We do the above process for all possible u_1 i.e. all possible subsegment starts. You need to take care of a few things:

• Be sure to count the whole cycles as a subsegment only once(it can be done to iterating through the whole cycle only from the main node of the cycle)
• Be sure to consider g(u_i, k) for k \ge 1, i.e. node u_i is present always(otherwise chain will not be connected).

So, in this way we we’ll have iterated over all possible subsegments which can possibly contribute to the answer. Now, we just have to take sum of \text{ans}[i], for all i \le K.

### COMPLEXITY

================
Let’s say l is size of cycles and n is number of cycles.
Then for each subsegment of cycle i.e. a total of l^2 subsegments, we do a computation of K^2. Also, for calculating g for each non-main node, we do a computation of K^2, where non-main nodes could be atmost N.
So, our complexity is O(n * (l^2 * K^2) + N * K^2) which we can say is less than O(n * (l * L * K^2) + N * K^2) = O((N * L * K^2) + N * K^2) = O(N * L * K^2).

### AUTHOR’S, TESTER’S SOLUTIONS:

2 Likes

Comment regarding tester’s(@shangjingbo) approach.

"The key condition is that every node belongs to at most ONE simple cycle. Besides, the input graph is connected.

Assume we are doing DFS on the graph, as it is an undirected graph, there are only several back-edges except for the tree-edges. Moreover, there will be no intersections between back-edges (since the simple cycles have no intersections).

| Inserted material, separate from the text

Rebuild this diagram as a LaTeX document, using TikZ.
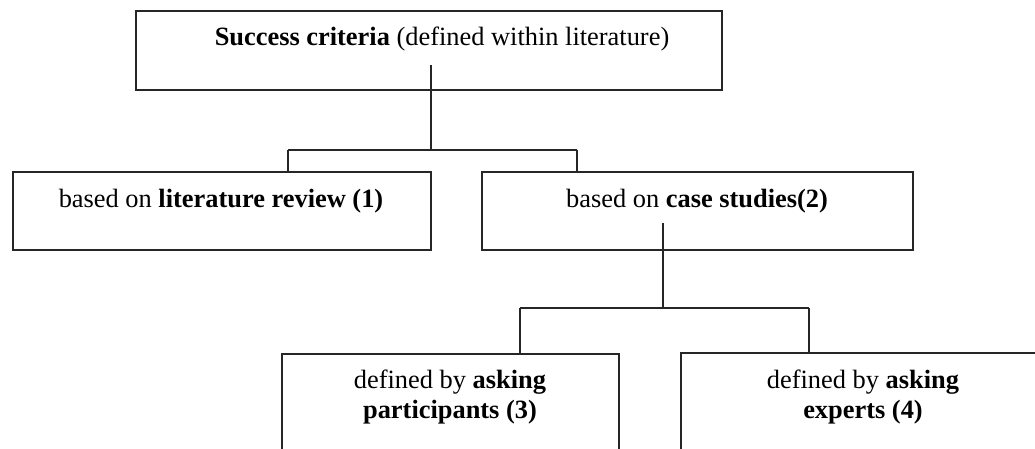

Therefore, we can use (node u, total number of selected nodes, number of components in subtree u, whether u is selected, whether there is a component has a back-edge going beyond node u) to describe the states. Number of components <= 2, others are all binary indicators. Therefore, the total number of states is O(N*K). There is another dynamic programming among all children of node u for the transition part. Therefore, the total time complexity is O(N*K^2). You can check the details in my submission."